Companies such as Google or Lyft collect a substantial amount of location data about their users to provide useful services. The release of these datasets for general use can enable numerous innovative applications and research. However, such data contains sensitive information about the users, and simple clocking-based techniques have been shown to be ineffective to ensure users’ privacy. These privacy concerns have motivated many leading technology companies and researchers to develop algorithms that collect and analyze location data with formal provable privacy guarantees. I will show a unified framework that can (a) enhance a better understanding about the many existing provable privacy guarantees for location data; (b) allow flexible trade-offs between privacy, accuracy, and performance, based on the application’s requirements.

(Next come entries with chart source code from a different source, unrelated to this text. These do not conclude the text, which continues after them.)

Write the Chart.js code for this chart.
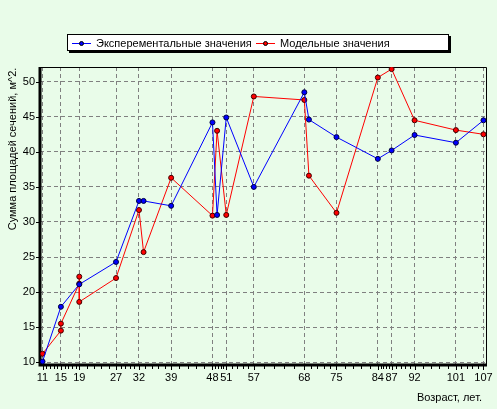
<!DOCTYPE html>
<html>
<head>
<meta charset="utf-8">
<script src="https://cdn.jsdelivr.net/npm/chart.js@4/dist/chart.umd.min.js"></script>
<style>
  html, body { margin: 0; padding: 0; background: #e9fce9; }
  #c { display: block; }
</style>
</head>
<body>
<canvas id="c" width="497" height="409"></canvas>
<script>
// данные
const expAge = [11, 15, 19, 27, 32, 33, 39, 48, 49, 51, 57, 68, 69, 75, 84, 87, 92, 101, 107];
const expVal = [10.1, 17.9, 21.1, 24.3, 33.0, 33.0, 32.3, 44.2, 31.0, 44.9, 35.0, 48.5, 44.6, 42.1, 39.0, 40.2, 42.4, 41.3, 44.5];
const modAge = [11, 15, 15, 19, 19, 19, 27, 32, 33, 39, 48, 49, 51, 57, 68, 69, 75, 84, 87, 92, 101, 107];
const modVal = [11.2, 14.5, 15.5, 21.2, 22.2, 18.6, 22.0, 31.7, 25.7, 36.3, 30.9, 43.0, 31.0, 47.9, 47.4, 36.6, 31.3, 50.6, 51.8, 44.5, 43.1, 42.5];
const xTicks = [11, 15, 19, 27, 32, 39, 48, 51, 57, 68, 75, 84, 87, 92, 101, 107];
const yTicks = [10, 15, 20, 25, 30, 35, 40, 45, 50];

const seriesNames = ['Эксперементальные значения', 'Модельные значения'];
const BG = '#e9fce9';
const FAMILY = '"Liberation Sans", Arial, sans-serif';
const FONT = '11px ' + FAMILY;

const toPoints = (xs, ys) => xs.map((x, i) => ({ x, y: ys[i] }));

// фон, рамка, мелкие риски, легенда и подписи осей
const decor = {
    id: 'decor',
    beforeDraw(chart) {
        const ctx = chart.ctx;
        ctx.save();
        ctx.fillStyle = BG;
        ctx.fillRect(0, 0, chart.width, chart.height);
        ctx.restore();
    },
    beforeDatasetsDraw(chart) {
        const { ctx, chartArea: a, scales } = chart;
        ctx.save();
        ctx.strokeStyle = '#000';
        ctx.lineWidth = 1;
        ctx.beginPath();
        ctx.moveTo(a.left, a.top + 0.5);
        ctx.lineTo(a.right + 0.5, a.top + 0.5);
        ctx.lineTo(a.right + 0.5, a.bottom);
        ctx.stroke();

        // мелкие риски по оси X: каждый интервал делится на 5
        const x = scales.x;
        ctx.beginPath();
        for (let i = 0; i < xTicks.length; i++) {
            const px = Math.round(x.getPixelForValue(xTicks[i])) + 0.5;
            ctx.moveTo(px, a.bottom);
            ctx.lineTo(px, a.bottom + 5);
            if (i < xTicks.length - 1) {
                const step = (xTicks[i + 1] - xTicks[i]) / 5;
                for (let k = 1; k < 5; k++) {
                    const mx = Math.round(x.getPixelForValue(xTicks[i] + k * step)) + 0.5;
                    ctx.moveTo(mx, a.bottom);
                    ctx.lineTo(mx, a.bottom + 4);
                }
            }
        }
        const y = scales.y;
        yTicks.forEach(v => {
            const py = Math.round(y.getPixelForValue(v)) + 0.5;
            ctx.moveTo(a.left - 4, py);
            ctx.lineTo(a.left, py);
        });
        ctx.stroke();

        ctx.lineWidth = 3;
        ctx.beginPath();
        ctx.moveTo(a.left, a.top);
        ctx.lineTo(a.left, a.bottom + 1.5);
        ctx.moveTo(a.left - 1.5, a.bottom);
        ctx.lineTo(a.right + 1, a.bottom);
        ctx.stroke();
        ctx.restore();
    },
    afterDraw(chart) {
        const ctx = chart.ctx;
        ctx.save();
        // легенда
        const bx = 67, by = 34, bw = 382, bh = 17;
        ctx.fillStyle = '#000';
        ctx.fillRect(bx + 2, by + 2, bw, bh);
        ctx.fillStyle = '#fff';
        ctx.fillRect(bx, by, bw, bh);
        ctx.strokeStyle = '#000';
        ctx.lineWidth = 1;
        ctx.strokeRect(bx + 0.5, by + 0.5, bw - 1, bh - 1);

        ctx.font = FONT;
        ctx.textBaseline = 'middle';
        ctx.textAlign = 'left';
        const items = [
            { x: 72, color: '#0000ff', label: seriesNames[0] },
            { x: 256, color: '#ff0000', label: seriesNames[1] }
        ];
        const cy = by + 9.5;
        items.forEach(it => {
            ctx.strokeStyle = it.color;
            ctx.lineWidth = 1;
            ctx.beginPath();
            ctx.moveTo(it.x, cy);
            ctx.lineTo(it.x + 19, cy);
            ctx.stroke();
            ctx.fillStyle = it.color;
            ctx.strokeStyle = '#000';
            ctx.beginPath();
            ctx.arc(it.x + 9.5, cy, 2, 0, Math.PI * 2);
            ctx.fill();
            ctx.stroke();
            ctx.fillStyle = '#000';
            ctx.fillText(it.label, it.x + 24, cy);
        });

        // подпись оси Y
        ctx.translate(13, 149);
        ctx.rotate(-Math.PI / 2);
        ctx.textAlign = 'center';
        ctx.fillText('Сумма площадей сечений, м^2.', 0, 0);
        ctx.setTransform(1, 0, 0, 1, 0, 0);

        // подпись оси X
        ctx.textAlign = 'right';
        ctx.fillText('Возраст, лет.', 482, 398);
        ctx.restore();
    }
};

new Chart(document.getElementById('c'), {
    type: 'line',
    data: {
        datasets: [
            {
                label: seriesNames[0],
                data: toPoints(expAge, expVal),
                borderColor: '#0000ff',
                backgroundColor: '#0000ff',
                pointBackgroundColor: '#0000ff',
                pointBorderColor: '#000040',
                borderWidth: 1,
                pointRadius: 2.5,
                pointBorderWidth: 1,
                tension: 0
            },
            {
                label: seriesNames[1],
                data: toPoints(modAge, modVal),
                borderColor: '#ff0000',
                backgroundColor: '#ff0000',
                pointBackgroundColor: '#ff0000',
                pointBorderColor: '#400000',
                borderWidth: 1,
                pointRadius: 2.5,
                pointBorderWidth: 1,
                tension: 0
            }
        ]
    },
    options: {
        responsive: false,
        animation: false,
        devicePixelRatio: 1,
        layout: { padding: { left: 0, top: 67, right: 11, bottom: 0 } },
        plugins: {
            legend: { display: false },
            tooltip: { enabled: false }
        },
        scales: {
            x: {
                type: 'linear',
                min: 10.45,
                max: 107.55,
                afterBuildTicks: axis => { axis.ticks = xTicks.map(v => ({ value: v })); },
                afterFit: scale => {
                    scale.height = 44;
                    scale.paddingLeft = 0;
                    scale.paddingRight = 0;
                },
                grid: { color: '#808080', lineWidth: 1, drawTicks: false },
                border: { display: false, dash: [4, 3] },
                ticks: {
                    autoSkip: false,
                    maxRotation: 0,
                    minRotation: 0,
                    padding: 6,
                    color: '#000',
                    font: { family: FAMILY, size: 11 }
                }
            },
            y: {
                min: 9.6,
                max: 52.1,
                afterBuildTicks: axis => { axis.ticks = yTicks.map(v => ({ value: v })); },
                afterFit: scale => {
                    scale.width = 40;
                    scale.paddingTop = 0;
                    scale.paddingBottom = 0;
                },
                grid: { color: '#808080', lineWidth: 1, drawTicks: false },
                border: { display: false, dash: [4, 3] },
                ticks: {
                    padding: 5,
                    color: '#000',
                    font: { family: FAMILY, size: 11 }
                }
            }
        }
    },
    plugins: [decor]
});
</script>
</body>
</html>
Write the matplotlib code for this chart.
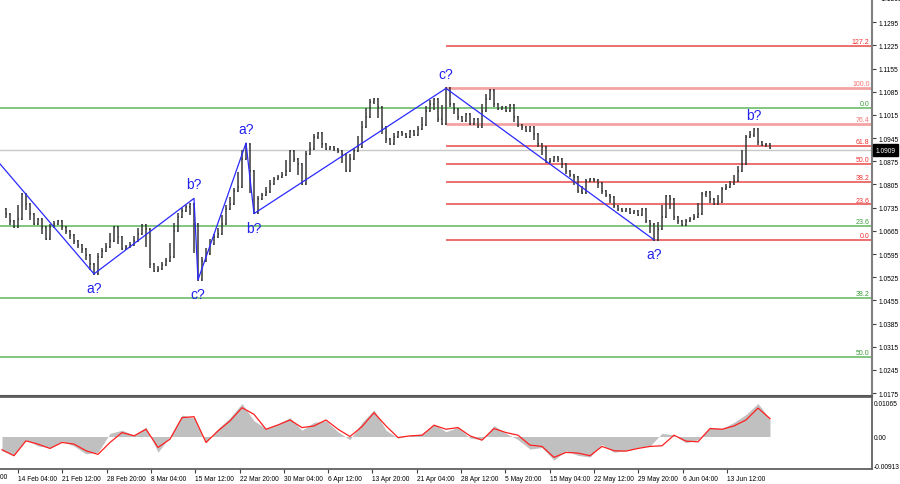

I will also describe some exciting new research about provable privacy guarantees for handling advanced settings involving complex queries or datasets and emerging data-driven applications, and conclude with directions for future privacy research in big-data management and analysis.
Speaker Biography
Xi He is a Ph.D. student at Computer Science Department, Duke University. Her research interests lie in privacy-preserving data analysis and security. She has also received a double degree in Applied Mathematics and Computer Science from the University of Singapore. Xi has been working with Prof. Machanavajjhala on privacy since 2012. She has published in SIGMOD, VLDB, and CCS, and has given tutorials on privacy at VLDB 2016 and SIGMOD 2017. She received best demo award on differential privacy at VLDB 2016 and was awarded a 2017 Google Ph.D. Fellowship in Privacy and Security.